IMA, intérieur Queer
HABIBI, LES RÉVOLUTIONS DE L’AMOUR. INSTITUT DU MONDE ARABE, PARIS-5E. WWW.IMARABE.ORG. JUSQU’AU 19 FÉVRIER 2023.
Pour avoir simplement brandi le drapeau arc-enciel lors d’un concert au Caire du groupe de rock libanais Mashrou’Leila, en septembre 2017, la militante LGBT égyptienne Sarah Hegazy a été jetée en prison, torturée, puis contrainte à l’exil au Canada où elle a mis fin à ses jours en juin 2020. L’homosexualité étant encore criminalisée dans de nombreux pays arabes, y affirmer publiquement son identité LGBTQIA+ nécessite un certain courage. Célébrer la création contemporaine queer derrière les moucharabiehs de l’Institut du Monde arabe n’allait a priori pas de soi. Ou plutôt si, revendique son président Jack Lang (voir son interview sur nouvelobs.com), au contraire, c’est la mission de cette institution artistico-géopolitique de révéler avec audace les mille et une facettes de la culture arabe.
Sur près de 700 mètres carrés, l’exposition « Habibi, les révolutions de l’amour » présente 23 artistes du monde arabe ou de ses diasporas qui proposent du mouvement LGBTQIA+ une vision personnelle, politique ou poétique. Leurs oeuvres, tendres, provocantes, militantes, exubérantes abordent autant l’intime que l’universel : le droit d’exister et d’aimer en toute liberté. Le Libanais Omar Mismar dresse ainsi la cartographie des moments où il peut tenir la main de son compagnon en voiture pendant qu’ils parcourent Beyrouth. Il suffit d’un passant, d’une voiture voisine à un feu rouge ou d’un livreur au regard insistant pour interrompre cette union tactile. La Tunisienne Aïcha Snoussi imagine, elle, une civilisation queer maritime antédiluvienne dont on aurait retrouvé les vestiges au fond de la Méditerranée : des bouteilles envoyées à la mer, contenant des poèmes qui évoquent les amants disparus entre deux rives. Tarek Lakhrissi utilise lui aussi la fiction mais pour proposer un film d’anticipation où un avenir queer l’emporte sur les conservatismes.

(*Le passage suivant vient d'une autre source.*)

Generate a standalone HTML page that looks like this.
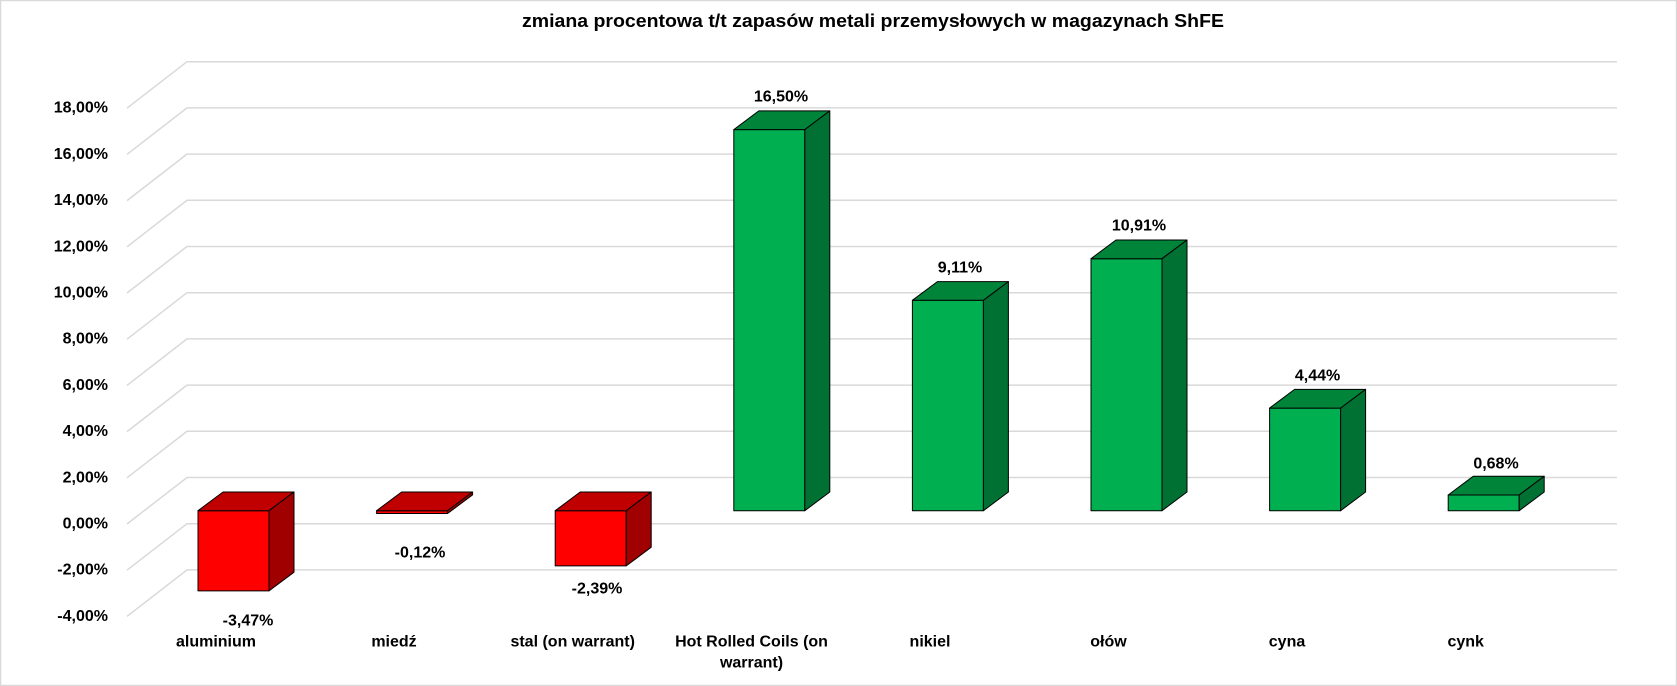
<!DOCTYPE html>
<html><head><meta charset="utf-8"><style>
html,body{margin:0;padding:0;background:#fff;}
svg{display:block;}
text{font-family:"Liberation Sans",sans-serif;font-weight:bold;fill:#000;}
</style></head><body>
<svg width="1677" height="686" viewBox="0 0 1677 686" xmlns="http://www.w3.org/2000/svg">
<rect x="0.5" y="0.5" width="1676" height="685" fill="#fff" stroke="#d9d9d9" stroke-width="1.5"/>
<text x="522" y="21" font-size="18" dominant-baseline="central" textLength="702" lengthAdjust="spacingAndGlyphs">zmiana procentowa t/t zapasów metali przemysłowych w magazynach ShFE</text>
<g stroke="#d9d9d9" stroke-width="1.5" fill="none">
<polyline points="127,108.2 187,61.7 1617,61.7"/>
<polyline points="127,154.4 187,107.9 1617,107.9"/>
<polyline points="127,200.6 187,154.1 1617,154.1"/>
<polyline points="127,246.8 187,200.3 1617,200.3"/>
<polyline points="127,293 187,246.5 1617,246.5"/>
<polyline points="127,339.2 187,292.7 1617,292.7"/>
<polyline points="127,385.4 187,338.9 1617,338.9"/>
<polyline points="127,431.6 187,385.1 1617,385.1"/>
<polyline points="127,477.8 187,431.3 1617,431.3"/>
<polyline points="127,524 187,477.5 1617,477.5"/>
<polyline points="127,570.2 187,523.7 1617,523.7"/>
<polyline points="127,616.4 187,569.9 1617,569.9"/>
</g>
<g font-size="16" text-anchor="end" dominant-baseline="central">
<text x="108" y="108.2">18,00%</text>
<text x="108" y="154.4">16,00%</text>
<text x="108" y="200.6">14,00%</text>
<text x="108" y="246.8">12,00%</text>
<text x="108" y="293">10,00%</text>
<text x="108" y="339.2">8,00%</text>
<text x="108" y="385.4">6,00%</text>
<text x="108" y="431.6">4,00%</text>
<text x="108" y="477.8">2,00%</text>
<text x="108" y="524">0,00%</text>
<text x="108" y="570.2">-2,00%</text>
<text x="108" y="616.4">-4,00%</text>
</g>
<g stroke="#000" stroke-width="1" stroke-linejoin="round">
<!-- red -->
<rect x="198" y="510.7" width="71" height="80.2" fill="#ff0000"/>
<polygon points="198,510.7 223,492 294,492 269,510.7" fill="#c00000"/>
<polygon points="269,510.7 294,492 294,572.2 269,590.9" fill="#a00000"/>
<rect x="376.6" y="510.7" width="71" height="2.8" fill="#ff0000"/>
<polygon points="376.6,510.7 401.6,492 472.6,492 447.6,510.7" fill="#c00000"/>
<polygon points="447.6,510.7 472.6,492 472.6,494.8 447.6,513.5" fill="#a00000"/>
<rect x="555.2" y="510.7" width="71" height="55.2" fill="#ff0000"/>
<polygon points="555.2,510.7 580.2,492 651.2,492 626.2,510.7" fill="#c00000"/>
<polygon points="626.2,510.7 651.2,492 651.2,547.2 626.2,565.9" fill="#a00000"/>
<!-- green -->
<rect x="733.8" y="129.6" width="71" height="381.1" fill="#00b050"/>
<polygon points="733.8,129.6 758.8,110.9 829.8,110.9 804.8,129.6" fill="#00843a"/>
<polygon points="804.8,129.6 829.8,110.9 829.8,492 804.8,510.7" fill="#007033"/>
<rect x="912.4" y="300.3" width="71" height="210.4" fill="#00b050"/>
<polygon points="912.4,300.3 937.4,281.6 1008.4,281.6 983.4,300.3" fill="#00843a"/>
<polygon points="983.4,300.3 1008.4,281.6 1008.4,492 983.4,510.7" fill="#007033"/>
<rect x="1091" y="258.7" width="71" height="252" fill="#00b050"/>
<polygon points="1091,258.7 1116,240 1187,240 1162,258.7" fill="#00843a"/>
<polygon points="1162,258.7 1187,240 1187,492 1162,510.7" fill="#007033"/>
<rect x="1269.6" y="408.1" width="71" height="102.6" fill="#00b050"/>
<polygon points="1269.6,408.1 1294.6,389.4 1365.6,389.4 1340.6,408.1" fill="#00843a"/>
<polygon points="1340.6,408.1 1365.6,389.4 1365.6,492 1340.6,510.7" fill="#007033"/>
<rect x="1448.2" y="495" width="71" height="15.7" fill="#00b050"/>
<polygon points="1448.2,495 1473.2,476.3 1544.2,476.3 1519.2,495" fill="#00843a"/>
<polygon points="1519.2,495 1544.2,476.3 1544.2,492 1519.2,510.7" fill="#007033"/>
</g>
<g font-size="16" text-anchor="middle" dominant-baseline="central">
<text x="248" y="621">-3,47%</text>
<text x="420" y="553">-0,12%</text>
<text x="597" y="589">-2,39%</text>
<text x="781" y="97">16,50%</text>
<text x="960" y="268">9,11%</text>
<text x="1139" y="226">10,91%</text>
<text x="1317.6" y="376">4,44%</text>
<text x="1496" y="464">0,68%</text>
</g>
<g font-size="16" text-anchor="middle" dominant-baseline="central">
<text x="216" y="642">aluminium</text>
<text x="394" y="642">miedź</text>
<text x="572.7" y="642">stal (on warrant)</text>
<text x="751.5" y="642">Hot Rolled Coils (on</text>
<text x="751.5" y="663">warrant)</text>
<text x="930" y="642">nikiel</text>
<text x="1108.5" y="642">ołów</text>
<text x="1287" y="642">cyna</text>
<text x="1465.7" y="642">cynk</text>
</g>
</svg>
</body></html>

« Habibi » accorde une belle visibilité à des artistes qui revendiquent une culture alternative niée ou occultée. Cette possibilité de vivre pleinement son genre et sa sexualité passe malheureusement parfois par l’exil. Le photographe soudanais Salih Basheer documente le parcours d’un compatriote réfugié en Egypte, puis en Suède. Fares Rizk, né au Caire en 1961, est l’une des premières drag-queens arabes installées à New York sous le nom de Sultana. Autoproclamée reine du « Middle East Village », cette Jordano-Palestinienne apparaît dans un clip musical où elle rend hommage à ses deux villes : New York et Amman. Une tentative festive de rassembler le MoyenOrient et l’Occident.